-- Information supplied --
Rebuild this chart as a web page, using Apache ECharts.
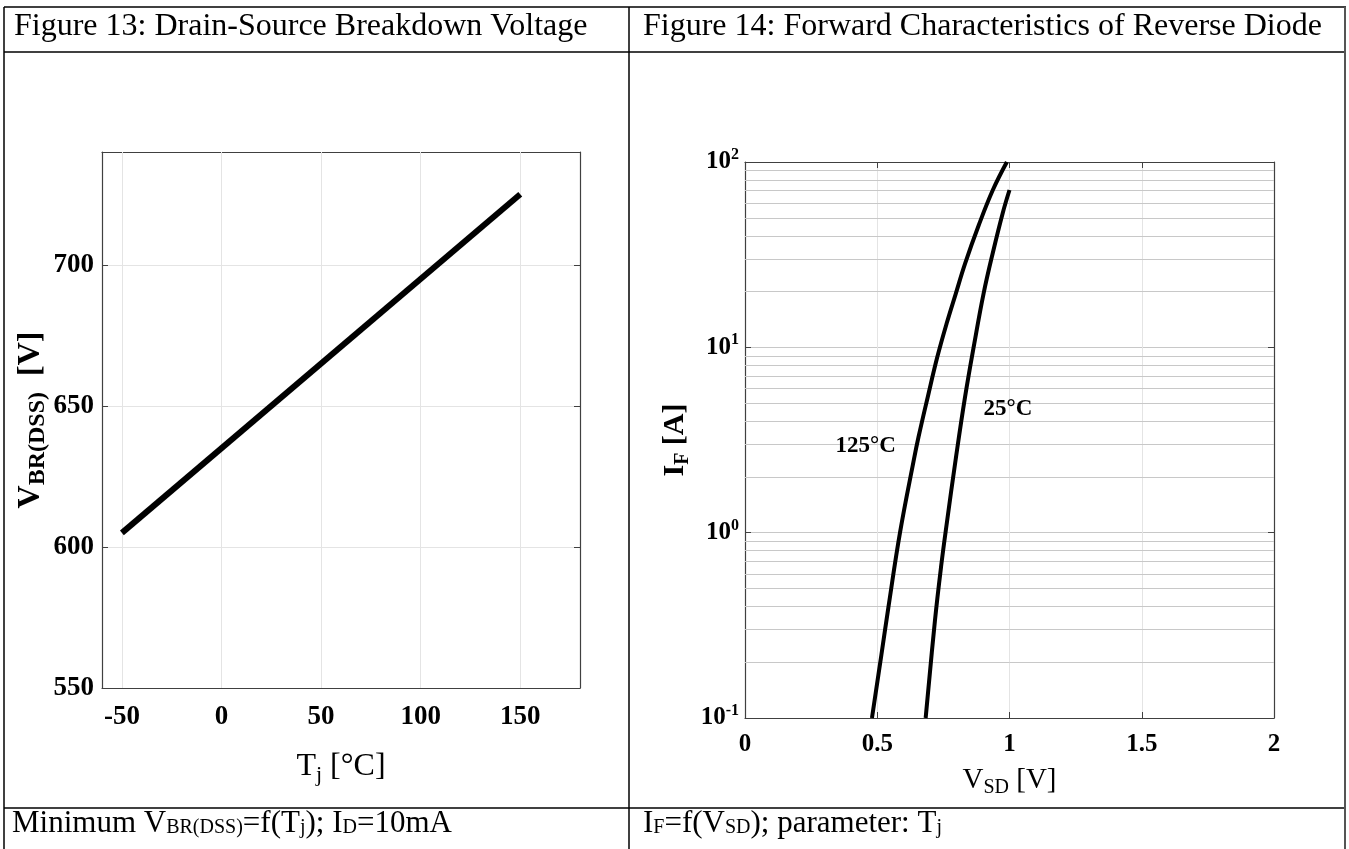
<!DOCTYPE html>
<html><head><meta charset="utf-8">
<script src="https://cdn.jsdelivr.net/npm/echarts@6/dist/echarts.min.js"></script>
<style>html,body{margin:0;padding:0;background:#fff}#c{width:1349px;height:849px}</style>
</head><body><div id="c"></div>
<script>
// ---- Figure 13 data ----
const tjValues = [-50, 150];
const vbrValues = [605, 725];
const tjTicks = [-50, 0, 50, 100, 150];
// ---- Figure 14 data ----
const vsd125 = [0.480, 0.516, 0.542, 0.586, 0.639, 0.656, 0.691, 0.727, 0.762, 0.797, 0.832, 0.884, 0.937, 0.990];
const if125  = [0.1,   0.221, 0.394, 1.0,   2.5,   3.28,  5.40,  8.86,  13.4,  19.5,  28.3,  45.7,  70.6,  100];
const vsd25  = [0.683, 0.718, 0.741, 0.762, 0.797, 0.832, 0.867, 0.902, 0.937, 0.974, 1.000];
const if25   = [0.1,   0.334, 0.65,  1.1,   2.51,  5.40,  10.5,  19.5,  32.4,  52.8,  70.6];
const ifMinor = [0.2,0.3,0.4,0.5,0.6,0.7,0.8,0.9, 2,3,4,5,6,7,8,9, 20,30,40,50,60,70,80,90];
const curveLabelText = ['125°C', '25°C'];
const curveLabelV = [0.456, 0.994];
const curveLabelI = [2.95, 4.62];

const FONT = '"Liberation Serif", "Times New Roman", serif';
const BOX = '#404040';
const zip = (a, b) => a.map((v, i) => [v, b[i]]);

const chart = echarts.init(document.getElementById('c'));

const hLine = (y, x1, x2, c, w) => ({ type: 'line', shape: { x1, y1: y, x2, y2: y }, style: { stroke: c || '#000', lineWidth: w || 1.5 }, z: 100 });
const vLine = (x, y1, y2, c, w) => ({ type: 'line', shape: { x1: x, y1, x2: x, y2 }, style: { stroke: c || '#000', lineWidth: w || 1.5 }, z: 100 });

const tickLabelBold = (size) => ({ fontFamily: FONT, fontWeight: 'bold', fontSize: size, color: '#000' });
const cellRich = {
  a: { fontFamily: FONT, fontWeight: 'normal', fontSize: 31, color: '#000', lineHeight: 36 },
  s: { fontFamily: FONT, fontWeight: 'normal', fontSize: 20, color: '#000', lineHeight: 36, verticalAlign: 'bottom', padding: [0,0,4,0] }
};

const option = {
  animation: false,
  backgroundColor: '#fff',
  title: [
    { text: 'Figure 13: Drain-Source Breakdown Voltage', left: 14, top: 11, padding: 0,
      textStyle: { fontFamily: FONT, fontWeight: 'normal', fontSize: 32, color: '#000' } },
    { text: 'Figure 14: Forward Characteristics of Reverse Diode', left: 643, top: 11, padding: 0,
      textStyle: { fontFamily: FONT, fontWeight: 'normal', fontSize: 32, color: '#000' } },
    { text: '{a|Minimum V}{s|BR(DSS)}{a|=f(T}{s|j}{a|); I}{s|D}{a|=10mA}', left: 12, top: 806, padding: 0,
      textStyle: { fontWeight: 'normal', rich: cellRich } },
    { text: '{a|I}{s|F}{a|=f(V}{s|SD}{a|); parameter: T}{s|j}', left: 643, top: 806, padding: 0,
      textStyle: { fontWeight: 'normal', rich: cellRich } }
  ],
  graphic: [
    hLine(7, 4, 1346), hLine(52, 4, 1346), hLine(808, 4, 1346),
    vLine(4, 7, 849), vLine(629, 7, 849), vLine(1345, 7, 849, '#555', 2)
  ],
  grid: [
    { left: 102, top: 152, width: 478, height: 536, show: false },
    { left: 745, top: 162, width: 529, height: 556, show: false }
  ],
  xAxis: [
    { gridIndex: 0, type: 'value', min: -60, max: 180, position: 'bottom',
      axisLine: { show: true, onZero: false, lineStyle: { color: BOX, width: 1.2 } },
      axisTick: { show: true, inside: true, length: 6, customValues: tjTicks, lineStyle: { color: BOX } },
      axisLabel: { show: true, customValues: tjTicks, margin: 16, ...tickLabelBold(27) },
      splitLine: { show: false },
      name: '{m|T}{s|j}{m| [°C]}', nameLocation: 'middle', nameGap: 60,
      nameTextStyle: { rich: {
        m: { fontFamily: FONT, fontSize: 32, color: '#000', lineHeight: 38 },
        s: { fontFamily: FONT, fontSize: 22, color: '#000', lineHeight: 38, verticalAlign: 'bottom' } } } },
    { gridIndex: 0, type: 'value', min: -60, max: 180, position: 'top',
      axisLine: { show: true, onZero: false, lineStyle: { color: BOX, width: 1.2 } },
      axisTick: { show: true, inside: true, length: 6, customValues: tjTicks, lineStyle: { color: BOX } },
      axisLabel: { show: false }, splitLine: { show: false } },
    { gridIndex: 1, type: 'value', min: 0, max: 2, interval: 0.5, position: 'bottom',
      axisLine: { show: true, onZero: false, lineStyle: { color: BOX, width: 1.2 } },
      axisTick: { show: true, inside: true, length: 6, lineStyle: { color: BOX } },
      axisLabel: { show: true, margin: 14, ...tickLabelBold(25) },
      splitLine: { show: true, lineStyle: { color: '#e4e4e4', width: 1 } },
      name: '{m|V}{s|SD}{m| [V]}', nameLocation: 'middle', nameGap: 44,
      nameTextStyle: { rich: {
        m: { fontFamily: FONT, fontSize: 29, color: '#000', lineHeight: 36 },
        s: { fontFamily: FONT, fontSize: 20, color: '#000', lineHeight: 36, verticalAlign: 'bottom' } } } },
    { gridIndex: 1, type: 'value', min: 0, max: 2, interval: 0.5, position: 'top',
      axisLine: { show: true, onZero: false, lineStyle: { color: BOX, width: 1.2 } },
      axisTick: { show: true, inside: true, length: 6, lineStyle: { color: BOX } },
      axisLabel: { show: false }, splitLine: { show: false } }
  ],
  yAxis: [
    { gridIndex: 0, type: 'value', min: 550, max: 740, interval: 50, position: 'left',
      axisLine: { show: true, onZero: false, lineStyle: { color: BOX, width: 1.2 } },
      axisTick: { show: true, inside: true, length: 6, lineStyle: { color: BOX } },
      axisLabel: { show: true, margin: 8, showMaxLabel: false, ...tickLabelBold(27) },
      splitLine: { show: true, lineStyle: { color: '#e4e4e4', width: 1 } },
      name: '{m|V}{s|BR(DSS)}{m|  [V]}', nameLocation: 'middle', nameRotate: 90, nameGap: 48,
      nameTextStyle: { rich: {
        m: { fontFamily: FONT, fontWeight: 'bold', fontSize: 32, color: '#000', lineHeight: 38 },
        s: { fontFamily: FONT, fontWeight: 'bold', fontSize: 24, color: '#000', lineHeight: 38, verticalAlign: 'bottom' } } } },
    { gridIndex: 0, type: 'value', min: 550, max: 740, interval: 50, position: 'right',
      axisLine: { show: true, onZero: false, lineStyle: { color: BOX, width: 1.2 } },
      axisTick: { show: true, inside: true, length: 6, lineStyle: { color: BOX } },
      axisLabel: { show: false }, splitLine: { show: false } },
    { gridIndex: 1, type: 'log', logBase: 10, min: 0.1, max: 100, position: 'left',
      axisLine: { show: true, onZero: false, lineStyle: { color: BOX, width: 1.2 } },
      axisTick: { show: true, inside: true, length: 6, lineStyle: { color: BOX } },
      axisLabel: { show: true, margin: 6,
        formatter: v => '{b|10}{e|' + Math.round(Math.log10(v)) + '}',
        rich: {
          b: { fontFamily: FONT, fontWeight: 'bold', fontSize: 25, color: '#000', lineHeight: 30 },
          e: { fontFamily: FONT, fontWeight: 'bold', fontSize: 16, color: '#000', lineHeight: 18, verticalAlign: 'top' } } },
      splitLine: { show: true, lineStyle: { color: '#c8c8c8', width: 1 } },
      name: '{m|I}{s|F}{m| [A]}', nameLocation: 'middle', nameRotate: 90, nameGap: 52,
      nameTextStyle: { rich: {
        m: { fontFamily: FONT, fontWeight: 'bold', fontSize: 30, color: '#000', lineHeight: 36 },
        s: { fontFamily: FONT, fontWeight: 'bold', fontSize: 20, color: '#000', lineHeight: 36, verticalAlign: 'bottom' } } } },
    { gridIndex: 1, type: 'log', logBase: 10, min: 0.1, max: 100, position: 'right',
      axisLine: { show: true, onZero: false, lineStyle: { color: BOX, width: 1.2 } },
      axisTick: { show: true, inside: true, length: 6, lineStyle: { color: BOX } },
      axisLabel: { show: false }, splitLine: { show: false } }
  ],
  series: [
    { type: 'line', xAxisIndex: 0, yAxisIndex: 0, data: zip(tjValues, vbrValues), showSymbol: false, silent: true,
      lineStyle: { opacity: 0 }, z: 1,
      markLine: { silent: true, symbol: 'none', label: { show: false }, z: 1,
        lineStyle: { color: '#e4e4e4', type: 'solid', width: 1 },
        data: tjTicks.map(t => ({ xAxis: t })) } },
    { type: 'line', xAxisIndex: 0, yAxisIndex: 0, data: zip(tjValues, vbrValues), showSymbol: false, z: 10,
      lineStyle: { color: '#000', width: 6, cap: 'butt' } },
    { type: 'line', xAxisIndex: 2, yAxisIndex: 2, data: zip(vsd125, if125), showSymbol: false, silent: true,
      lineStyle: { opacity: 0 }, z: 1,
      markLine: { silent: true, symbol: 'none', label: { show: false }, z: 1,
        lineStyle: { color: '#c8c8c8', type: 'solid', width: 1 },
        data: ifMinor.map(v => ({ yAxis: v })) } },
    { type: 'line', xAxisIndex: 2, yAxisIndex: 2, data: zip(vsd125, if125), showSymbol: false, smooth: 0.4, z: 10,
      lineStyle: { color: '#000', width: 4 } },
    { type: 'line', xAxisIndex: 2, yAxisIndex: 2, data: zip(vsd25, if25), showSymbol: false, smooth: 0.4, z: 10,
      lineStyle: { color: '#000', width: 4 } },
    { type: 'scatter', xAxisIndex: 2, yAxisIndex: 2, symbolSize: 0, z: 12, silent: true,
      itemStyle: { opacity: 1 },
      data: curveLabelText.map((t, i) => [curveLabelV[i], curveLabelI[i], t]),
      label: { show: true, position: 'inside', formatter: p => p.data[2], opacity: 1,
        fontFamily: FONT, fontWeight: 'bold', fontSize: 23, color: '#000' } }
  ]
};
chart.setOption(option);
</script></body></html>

-- Task to carry out --
Transcribe exactly, with no pictures, the lines running from the first line of the material through the line holding "const vLine = (x, y1, y2, c, w)".

-- Reply to the task --
Rebuild this chart as a web page, using Apache ECharts.
<!DOCTYPE html>
<html><head><meta charset="utf-8">
<script src="https://cdn.jsdelivr.net/npm/echarts@6/dist/echarts.min.js"></script>
<style>html,body{margin:0;padding:0;background:#fff}#c{width:1349px;height:849px}</style>
</head><body><div id="c"></div>
<script>
// ---- Figure 13 data ----
const tjValues = [-50, 150];
const vbrValues = [605, 725];
const tjTicks = [-50, 0, 50, 100, 150];
// ---- Figure 14 data ----
const vsd125 = [0.480, 0.516, 0.542, 0.586, 0.639, 0.656, 0.691, 0.727, 0.762, 0.797, 0.832, 0.884, 0.937, 0.990];
const if125  = [0.1,   0.221, 0.394, 1.0,   2.5,   3.28,  5.40,  8.86,  13.4,  19.5,  28.3,  45.7,  70.6,  100];
const vsd25  = [0.683, 0.718, 0.741, 0.762, 0.797, 0.832, 0.867, 0.902, 0.937, 0.974, 1.000];
const if25   = [0.1,   0.334, 0.65,  1.1,   2.51,  5.40,  10.5,  19.5,  32.4,  52.8,  70.6];
const ifMinor = [0.2,0.3,0.4,0.5,0.6,0.7,0.8,0.9, 2,3,4,5,6,7,8,9, 20,30,40,50,60,70,80,90];
const curveLabelText = ['125°C', '25°C'];
const curveLabelV = [0.456, 0.994];
const curveLabelI = [2.95, 4.62];

const FONT = '"Liberation Serif", "Times New Roman", serif';
const BOX = '#404040';
const zip = (a, b) => a.map((v, i) => [v, b[i]]);

const chart = echarts.init(document.getElementById('c'));

const hLine = (y, x1, x2, c, w) => ({ type: 'line', shape: { x1, y1: y, x2, y2: y }, style: { stroke: c || '#000', lineWidth: w || 1.5 }, z: 100 });
const vLine = (x, y1, y2, c, w) => ({ type: 'line', shape: { x1: x, y1, x2: x, y2 }, style: { stroke: c || '#000', lineWidth: w || 1.5 }, z: 100 });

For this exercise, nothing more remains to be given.